* SOURCE MATERIAL *
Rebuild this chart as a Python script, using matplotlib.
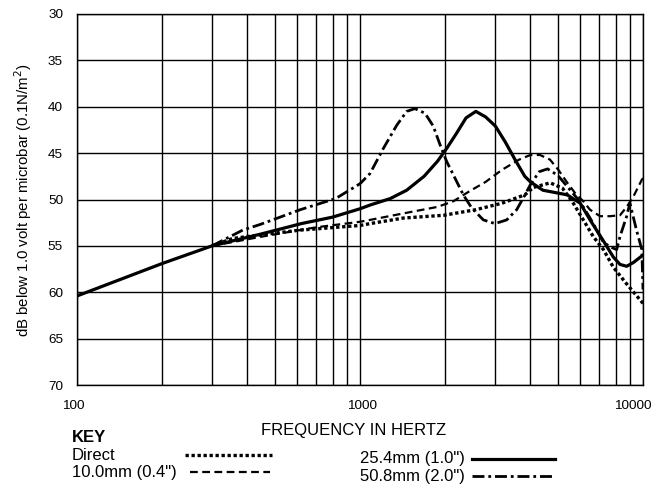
import matplotlib
matplotlib.use('Agg')
import matplotlib.pyplot as plt
from matplotlib.lines import Line2D
from matplotlib.ticker import FixedLocator, NullFormatter

plt.rcParams['font.family'] = ['Liberation Sans', 'DejaVu Sans']

# Response curves (frequency in Hz, dB below 1 V/microbar)
direct_f = [300, 355, 450, 615, 1000, 1085, 1423, 1977, 2566, 3175, 3822, 4100,
            4700, 5200, 5673, 6152, 6674, 7245, 7854, 8700, 10000]
direct_db = [55.0, 54.2, 53.8, 53.3, 52.8, 52.6, 52.0, 51.7, 51.1, 50.4, 49.5, 48.7,
             48.2, 48.8, 50.4, 52.2, 54.0, 55.4, 57.3, 59.0, 61.2]

mm10_f = [300, 450, 700, 1000, 1085, 1423, 1876, 2134, 2440, 2780, 3175, 3649,
          4000, 4325, 4692, 5021, 5374, 5751, 6153, 6497, 7048, 7646, 8293, 8756,
          9243, 9892, 10000]
mm10_db = [55.0, 54.0, 53.0, 52.4, 52.2, 51.5, 50.8, 50.2, 49.1, 48.1, 46.8, 45.7,
           45.2, 45.2, 45.7, 46.8, 48.1, 49.3, 50.2, 51.1, 51.8, 51.8, 51.7, 50.8,
           49.7, 47.9, 47.7]

mm25_f = [100, 200, 300, 450, 620, 800, 1000, 1085, 1279, 1462, 1684, 1876, 2024,
          2189, 2370, 2566, 2780, 3011, 3261, 3530, 3822, 4000, 4430, 5400, 6000,
          6500, 7223, 7854, 8293, 8756, 9243, 9800, 10000]
mm25_db = [60.4, 56.9, 55.0, 53.7, 52.6, 51.9, 51.0, 50.6, 49.9, 49.0, 47.5, 45.9, 44.5,
           42.9, 41.2, 40.5, 41.1, 42.1, 43.8, 45.7, 47.5, 48.1, 49.0, 49.5, 50.4,
           52.2, 54.4, 56.2, 57.0, 57.2, 56.8, 56.2, 56.0]

mm50_f = [300, 385, 443, 615, 820, 1000, 1085, 1209, 1348, 1462, 1564, 1697, 1816,
          1918, 2024, 2166, 2318, 2480, 2728, 2999, 3299, 3578, 3828, 4000, 4300,
          4600, 5000, 5400, 5900, 6150, 6500, 7245, 7646, 8072, 8293, 8756, 8990,
          9485, 9907, 10000]
mm50_db = [55.0, 53.3, 52.7, 51.1, 49.9, 48.3, 47.2, 44.5, 42.0, 40.5, 40.2, 40.7, 42.1,
           44.1, 45.9, 47.7, 49.5, 50.9, 52.2, 52.6, 52.2, 51.1, 49.5, 48.4, 47.0,
           46.7, 47.4, 48.6, 50.0, 50.8, 52.0, 54.6, 55.1, 55.4, 54.0, 51.8, 50.4,
           53.3, 55.4, 59.7]

x_ticks = [100, 1000, 10000]
x_tick_labels = ['100', '1000', '10000']
y_ticks = [30, 35, 40, 45, 50, 55, 60, 65, 70]

DOT = (0, (1, 0.8))
DASH = (0, (3.5, 2))
DASHDOT = (0, (4.3, 1.4, 1, 1.4))

W, H = 652, 484
fig = plt.figure(figsize=(W / 100, H / 100), dpi=100)
ax = fig.add_axes([77 / W, 1 - 385 / H, (643 - 77) / W, (385 - 14) / H])

ax.plot(direct_f, direct_db, color='black', lw=2.4, linestyle=DOT)
ax.plot(mm10_f, mm10_db, color='black', lw=1.6, linestyle=DASH)
ax.plot(mm50_f, mm50_db, color='black', lw=2.0, linestyle=DASHDOT)
ax.plot(mm25_f, mm25_db, color='black', lw=2.3, linestyle='-')

ax.set_xscale('log')
ax.set_xlim(100, 10000)
ax.set_ylim(70, 30)
ax.set_yticks(y_ticks)
ax.xaxis.set_major_locator(FixedLocator(x_ticks))
ax.xaxis.set_minor_locator(FixedLocator([m * d for d in (100, 1000) for m in range(2, 10)]))
ax.xaxis.set_major_formatter(NullFormatter())
ax.xaxis.set_minor_formatter(NullFormatter())
ax.grid(True, which='both', color='black', lw=1.0)
ax.set_axisbelow(True)
ax.tick_params(which='both', length=0)
ax.tick_params(axis='y', labelsize=9.7, pad=10)
for s in ax.spines.values():
    s.set_linewidth(1.0)

# x tick labels, nudged like the original print
for f, lab, dx in zip(x_ticks, x_tick_labels, [-4, 2, -10]):
    ax.annotate(lab, xy=(f, 0), xycoords=('data', 'axes fraction'),
                xytext=(dx, -21), textcoords='offset pixels',
                ha='center', va='center', fontsize=9.7)

fig.text(354 / W, 1 - 430 / H, 'FREQUENCY IN HERTZ', ha='center', va='center', fontsize=12)
fig.text(23 / W, 1 - 200 / H, 'dB below 1.0 volt per microbar (0.1N/m$^2$)',
         rotation=90, ha='center', va='center', fontsize=10.8)

# key
fig.text(72 / W, 1 - 438 / H, 'KEY', fontsize=12, fontweight='bold', va='center')
key = [('Direct', 72, 455, 185, 272, DOT, 2.4),
       ('10.0mm (0.4")', 72, 472, 190, 270, DASH, 1.6),
       ('25.4mm (1.0")', 360, 459, 472, 555, '-', 2.3),
       ('50.8mm (2.0")', 360, 476, 472, 555, DASHDOT, 2.0)]
for lab, tx, ty, x0, x1, ls, lw in key:
    fig.text(tx / W, 1 - ty / H, lab, fontsize=12, va='center')
    fig.add_artist(Line2D([x0 / W, x1 / W], [1 - ty / H, 1 - ty / H],
                          transform=fig.transFigure, color='black', lw=lw, linestyle=ls))

fig.savefig('out.png', dpi=100)
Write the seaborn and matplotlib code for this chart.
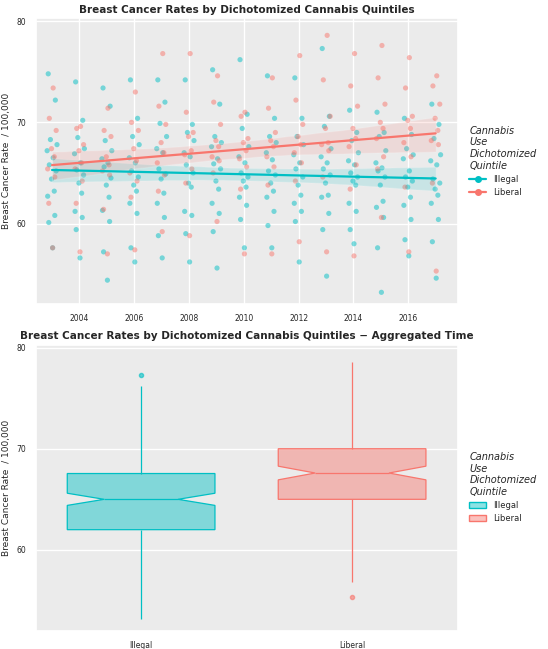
import numpy as np
import pandas as pd
import matplotlib.pyplot as plt
import seaborn as sns
from matplotlib.lines import Line2D
from matplotlib.patches import Patch
from matplotlib.colors import to_rgb

years = list(range(2003, 2018))

# per-year rates (approximate)
illegal_rates = [
    [74.8, 72.2, 68.3, 67.8, 67.2, 66.5, 65.8, 65.2, 64.4, 63.2, 62.7, 60.8, 60.1, 57.6],
    [74.0, 70.2, 68.5, 67.4, 66.9, 66.0, 65.3, 64.8, 64.0, 63.0, 61.2, 60.6, 59.4, 56.6],
    [73.4, 71.6, 68.2, 67.2, 66.4, 66.0, 65.6, 64.5, 63.8, 62.6, 61.3, 60.2, 57.2, 54.4],
    [74.2, 70.4, 68.6, 67.8, 66.5, 66.0, 65.2, 64.6, 63.8, 63.2, 62.0, 61.0, 57.6, 56.2],
    [74.2, 72.0, 69.9, 68.6, 67.4, 67.0, 65.4, 64.9, 64.4, 63.0, 62.0, 60.6, 58.8, 56.6],
    [74.2, 69.8, 69.0, 68.2, 67.0, 66.6, 65.8, 65.0, 64.0, 63.6, 61.2, 60.8, 59.0, 56.2],
    [75.2, 71.8, 68.6, 68.0, 67.6, 66.4, 65.9, 65.4, 64.2, 63.4, 62.0, 61.0, 59.2, 55.6],
    [76.2, 70.8, 69.4, 67.6, 66.6, 66.0, 65.0, 64.6, 64.2, 63.6, 62.6, 61.8, 60.4, 57.6],
    [74.6, 70.4, 68.6, 68.0, 67.0, 66.3, 65.2, 64.8, 64.0, 63.2, 62.6, 61.2, 59.8, 57.6],
    [74.4, 70.4, 68.6, 67.8, 66.8, 66.0, 65.4, 64.6, 63.8, 62.8, 62.0, 61.2, 60.2, 56.2],
    [77.3, 70.6, 69.6, 67.4, 66.6, 66.0, 65.4, 64.8, 64.0, 62.8, 62.6, 61.0, 59.4, 54.8],
    [71.2, 69.0, 68.2, 67.0, 66.2, 65.8, 65.0, 64.6, 64.2, 63.8, 62.0, 61.2, 59.4, 58.0],
    [71.0, 69.0, 68.6, 67.2, 66.0, 65.5, 65.2, 64.6, 63.8, 62.2, 61.6, 60.6, 57.6, 53.2],
    [70.4, 68.8, 67.4, 66.8, 66.4, 65.2, 64.6, 64.2, 63.6, 62.6, 61.8, 60.4, 58.4, 56.8],
    [71.8, 69.8, 68.4, 66.8, 66.2, 65.8, 64.4, 64.0, 63.4, 62.8, 62.0, 60.4, 58.2, 54.6],
]
liberal_rates = [
    [73.4, 70.4, 69.2, 67.4, 66.6, 65.4, 64.6, 62.0, 57.6],
    [69.6, 69.4, 67.8, 67.2, 66.0, 65.4, 64.2, 62.0, 57.2],
    [71.4, 69.2, 68.6, 66.6, 65.8, 65.2, 64.8, 61.4, 57.0],
    [73.0, 70.0, 69.2, 67.4, 66.2, 65.0, 64.2, 62.6, 57.4],
    [76.8, 71.6, 69.8, 68.0, 67.0, 66.0, 64.8, 63.2, 59.2],
    [76.8, 71.0, 69.0, 68.6, 67.2, 66.8, 65.4, 64.0, 58.8],
    [74.6, 72.0, 69.8, 68.2, 67.6, 66.6, 66.2, 65.0, 60.2],
    [71.0, 70.6, 68.4, 68.0, 67.2, 66.4, 65.6, 63.4, 57.0],
    [74.4, 71.4, 69.0, 68.2, 67.6, 66.6, 65.6, 63.8, 57.0],
    [76.6, 72.2, 69.8, 68.6, 67.8, 67.0, 66.0, 64.2, 58.2],
    [78.6, 74.2, 70.6, 69.4, 68.0, 67.8, 67.2, 64.6, 57.2],
    [76.8, 73.6, 71.6, 69.4, 68.4, 67.6, 65.8, 63.4, 56.8],
    [77.6, 74.4, 71.8, 70.0, 69.4, 68.4, 66.6, 65.4, 60.6],
    [76.4, 73.4, 70.6, 70.2, 69.4, 68.0, 66.6, 63.6, 57.2],
    [74.6, 73.6, 71.8, 70.4, 69.2, 68.2, 67.8, 64.0, 55.3],
]

# jitter offsets (position only)
offsets = [-0.14, 0.12, -0.06, 0.18, -0.18, 0.04, -0.1, 0.15, -0.02, 0.08, -0.16, 0.1, -0.12, 0.02]

rows = []
for y, il, lb in zip(years, illegal_rates, liberal_rates):
    for i, v in enumerate(il):
        rows.append(("Illegal", y, y + offsets[i % len(offsets)], v))
    for i, v in enumerate(lb):
        rows.append(("Liberal", y, y + offsets[(i + 5) % len(offsets)], v))
df = pd.DataFrame(rows, columns=["group", "year", "xj", "rate"])

colors = {"Illegal": "#00BFC4", "Liberal": "#F8766D"}
order = ["Illegal", "Liberal"]

sns.set_theme(style="darkgrid", rc={"axes.facecolor": "#EBEBEB", "grid.color": "white"})
plt.rcParams['font.family'] = ['DejaVu Sans']

fig, (ax1, ax2) = plt.subplots(2, 1, figsize=(5.48, 6.49), dpi=100)

for g in order:
    sub = df[df.group == g]
    sns.scatterplot(data=sub, x="xj", y="rate", color=colors[g], alpha=0.5, s=14,
                    edgecolor="none", ax=ax1, legend=False)
for g in order:
    sub = df[df.group == g]
    sns.regplot(data=sub, x="year", y="rate", scatter=False, color=colors[g], ci=95,
                line_kws={"lw": 1.6}, ax=ax1)

ax1.set_title("Breast Cancer Rates by Dichotomized Cannabis Quintiles", fontsize=7.5, fontweight="bold", pad=4)
ax1.set_xlabel("")
ax1.set_ylabel("Breast Cancer Rate  / 100,000", fontsize=6.5)
ax1.set_xlim(2002.4, 2017.8)
ax1.set_ylim(52, 80.3)
ax1.set_xticks(range(2004, 2017, 2))
ax1.set_yticks([60, 70, 80])
ax1.tick_params(labelsize=5.5, pad=1)

# bottom: notched boxplots
for g in order:
    c = colors[g]
    sns.boxplot(data=df[df.group == g], x="group", y="rate", order=order, notch=True,
                color=c, linecolor=c, width=0.7, linewidth=0.9, ax=ax2, showcaps=False,
                whis=1.75, boxprops={"facecolor": (*to_rgb(c), 0.45)},
                flierprops={"marker": "o", "markersize": 3, "markerfacecolor": c,
                            "markeredgecolor": c, "alpha": 0.6})

ax2.set_title("Breast Cancer Rates by Dichotomized Cannabis Quintiles \u2212 Aggregated Time",
              fontsize=7.5, fontweight="bold", pad=4)
ax2.set_xlabel("")
ax2.set_ylabel("Breast Cancer Rate  / 100,000", fontsize=6.5)
ax2.set_ylim(52, 80.3)
ax2.set_yticks([60, 70, 80])
ax2.tick_params(labelsize=5.5, pad=1)

title = "Cannabis\nUse\nDichotomized\nQuintile"
h1 = [Line2D([0], [0], color=colors[g], marker="o", markersize=4, lw=1.6, label=g) for g in order]
h2 = [Patch(facecolor=(*to_rgb(colors[g]), 0.45), edgecolor=colors[g], label=g) for g in order]
for ax, h in [(ax1, h1), (ax2, h2)]:
    leg = ax.legend(handles=h, title=title, loc="center left", bbox_to_anchor=(1.01, 0.5),
                    frameon=False, fontsize=6, title_fontsize=7, alignment="left")
    leg.get_title().set_style("italic")

fig.subplots_adjust(left=0.065, right=0.835, top=0.972, bottom=0.028, hspace=0.14)
fig.savefig("out.png", dpi=100)
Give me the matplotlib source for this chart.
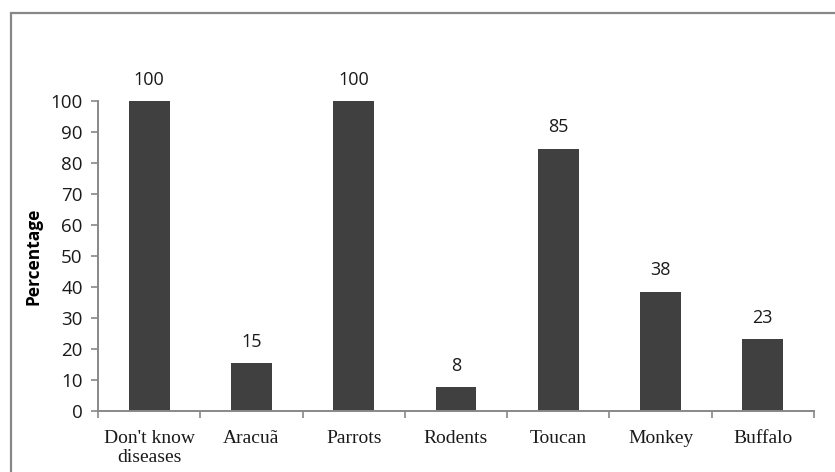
import matplotlib
matplotlib.use("Agg")
import matplotlib.pyplot as plt
from matplotlib.patches import Rectangle

categories = ["Don't know\ndiseases", "Aracuã", "Parrots", "Rodents", "Toucan", "Monkey", "Buffalo"]
values = [100, 15.4, 100, 7.7, 84.6, 38.5, 23.1]
yticks = [0, 10, 20, 30, 40, 50, 60, 70, 80, 90, 100]

W, H = 835, 472
fig = plt.figure(figsize=(W / 100, H / 100), dpi=100)
ax = fig.add_axes([98 / W, 1 - 411 / H, (814 - 98) / W, (411 - 101) / H])

# figure border (left and top visible)
fig.patches.append(Rectangle((11 / W, -0.05), 1.2, 1 - 13 / H + 0.05,
                             transform=fig.transFigure, fill=False,
                             edgecolor="#878787", linewidth=1.6))

x = list(range(len(categories)))
ax.bar(x, values, width=0.40, color="#404040", zorder=2)
for xi, v in zip(x, values):
    ax.text(xi, v + 4, f"{v:.0f}", ha="center", va="bottom",
            fontsize=13, family="Open Sans", color="#1a1a1a", clip_on=False)

ax.set_xlim(-0.5, len(categories) - 0.5)
ax.set_ylim(0, 100)
ax.set_yticks(yticks)
ax.set_yticklabels([str(t) for t in yticks], family="Open Sans", fontsize=13.5, color="#1a1a1a")
ax.set_xticks(x)
ax.set_xticklabels(categories, family="Liberation Serif", fontsize=14, color="#1a1a1a",
                   linespacing=1.15)
ax.set_xticks([i + 0.5 for i in range(-1, len(categories))], minor=True)
ax.tick_params(axis="x", which="major", length=0, pad=14)
ax.tick_params(axis="x", which="minor", length=5, width=1.2, color="#888888", direction="out")
ax.tick_params(axis="y", length=5, width=1.2, color="#888888", direction="out", pad=6)

for s in ["top", "right"]:
    ax.spines[s].set_visible(False)
for s in ["left", "bottom"]:
    ax.spines[s].set_color("#888888")
    ax.spines[s].set_linewidth(1.4)

ax.set_ylabel("Percentage", family="Open Sans", fontweight="bold", fontsize=12.5, labelpad=6)

fig.savefig("out.png", dpi=100)
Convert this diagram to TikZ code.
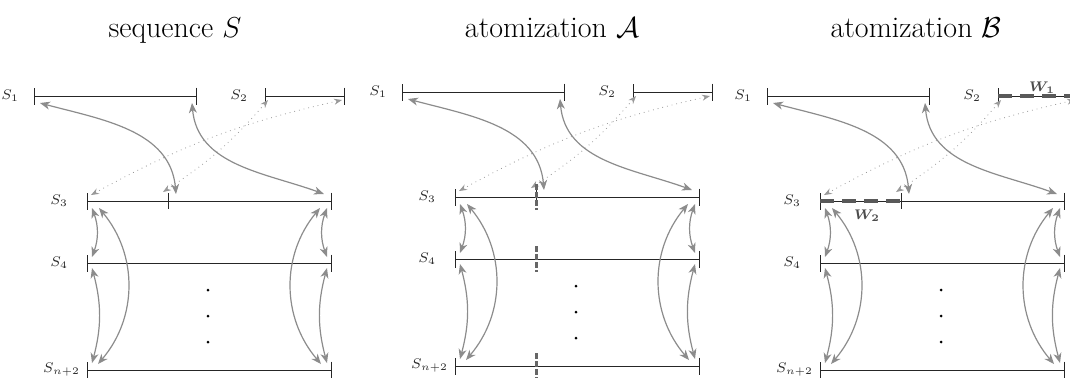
\documentclass[tikz,border=0pt]{standalone}
\usepackage{bm}
\usetikzlibrary{arrows.meta,calc}

\begin{document}
\begin{tikzpicture}[
  x=0.5pt, y=-0.5pt,
  title/.style={font=\fontsize{15}{18}\selectfont, anchor=base, inner sep=0pt},
  lab/.style={font=\scriptsize, text=black!85, left=#1},
  lab/.default=6pt,
  seg/.style={draw=black!85, line width=0.45pt, {Bar[width=8.5pt]}-{Bar[width=8.5pt]}},
  midtick/.style={draw=black!85, line width=0.45pt},
  link/.style={draw=black!45, line width=0.6pt,
    {Stealth[length=5pt,width=4pt,inset=1.5pt]}-{Stealth[length=5pt,width=4pt,inset=1.5pt]}},
  hint/.style={draw=black!40, line width=0.4pt, dotted,
    {Stealth[length=4pt,width=3pt]}-{Stealth[length=4pt,width=3pt]}},
  cut/.style={draw=black!60, line width=1.5pt, dash pattern=on 3pt off 1pt},
  wseg/.style={draw=black!65, line width=2pt, dash pattern=on 7pt off 4pt},
  wlab/.style={font=\scriptsize, text=black!70, inner sep=1pt}
]
\useasboundingbox (0,0) rectangle (1070,377);

% titles
\node[title] (a-title) at (175,37) {sequence $S$};
\node[title] (b-title) at (552,37) {atomization $\mathcal{A}$};
\node[title] (c-title) at (916,37) {atomization $\mathcal{B}$};

\foreach \p/\dx/\dy in {a/0/0, b/368/-4, c/733/0} {
  \begin{scope}[shift={(\dx,\dy)}]
    % segment ends
    \foreach \n/\x/\y in {1l/34/96, 1r/197/96, 2l/265/96, 2r/345/96,
                          3l/87/201, 3m/168/201, 3r/332/201,
                          4l/87/263, 4m/168/263, 4r/332/263,
                          5l/87/370, 5m/168/370, 5r/332/370}
      \coordinate (\p-\n) at (\x,\y);
    % arrow ends
    \foreach \n/\x/\y in {t1l/40/103, t1r/192/103, t2l/268/100, t2r/342/100,
                          t3a/91/195, t3b/92/208, t3c/99/208, t3m/163/192,
                          t3n/176/194, t3x/324/194, t3y/327/208, t3z/320/208,
                          t4a/92/257, t4b/92/268, t4x/327/257, t4y/327/268,
                          t5a/92/363, t5b/98/364, t5x/327/363, t5y/321/364}
      \coordinate (\p-\n) at (\x,\y);

    \draw[seg] (\p-1l) -- (\p-1r);
    \draw[seg] (\p-2l) -- (\p-2r);
    \draw[seg] (\p-3l) -- (\p-3r);
    \draw[seg] (\p-4l) -- (\p-4r);
    \draw[seg] (\p-5l) -- (\p-5r);
    \draw[midtick] ($(\p-3m)+(0,-8)$) -- ($(\p-3m)+(0,8)$);

    \node[lab=4pt] (\p-1n) at (\p-1l) {$S_1$};
    \node[lab=5pt] (\p-2n) at (\p-2l) {$S_2$};
    \node[lab] (\p-3n) at (\p-3l) {$S_3$};
    \node[lab] (\p-4n) at (\p-4l) {$S_4$};
    \node[lab=0pt] (\p-5n) at (\p-5l) {$S_{n+2}$};

    \foreach \k in {290,316,342}
      \fill (208,\k) circle (0.75pt);

    \draw[link] (\p-t1l) to[out=-15,in=95] (\p-t3n);
    \draw[link] (\p-t1r) to[out=-85,in=160] (\p-t3x);
    \draw[hint] (\p-t2l) to[bend left=8] (\p-t3m);
    \draw[hint] (\p-t2r) to[bend right=8] (\p-t3a);
    \draw[link] (\p-t3b) to[bend left=20] (\p-t4a);
    \draw[link] (\p-t3c) to[bend left=40] (\p-t5b);
    \draw[link] (\p-t4b) to[bend left=15] (\p-t5a);
    \draw[link] (\p-t3y) to[bend right=20] (\p-t4x);
    \draw[link] (\p-t3z) to[bend right=40] (\p-t5y);
    \draw[link] (\p-t4y) to[bend right=15] (\p-t5x);
  \end{scope}
}

% atomization A: cut marks
\foreach \n in {3,4,5}
  \draw[cut] ($(b-\n m)+(0,-13)$) -- ($(b-\n m)+(0,13)$);

% atomization B: windows
\draw[wseg] (c-2l) -- (c-2r);
\draw[wseg] (c-3l) -- (c-3m);
\node[wlab, above=0pt] (c-w1) at ($(c-2l)!0.55!(c-2r)$) {$\bm{W_1}$};
\node[wlab, below=3pt] (c-w2) at ($(c-3l)!0.58!(c-3m)$) {$\bm{W_2}$};
\end{tikzpicture}
\end{document}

* EXERCISE OBJECTIVE *
Please quote exactly the run of lines that starts the entries and ends at the line containing "from matplotlib.ticker import", leaving out every picture.

* WRITTEN SOLUTION *
Rebuild this chart as a Python script, using matplotlib.
import matplotlib
matplotlib.use('Agg')
import matplotlib.pyplot as plt
from matplotlib.lines import Line2D
from matplotlib.ticker import FixedLocator, NullFormatter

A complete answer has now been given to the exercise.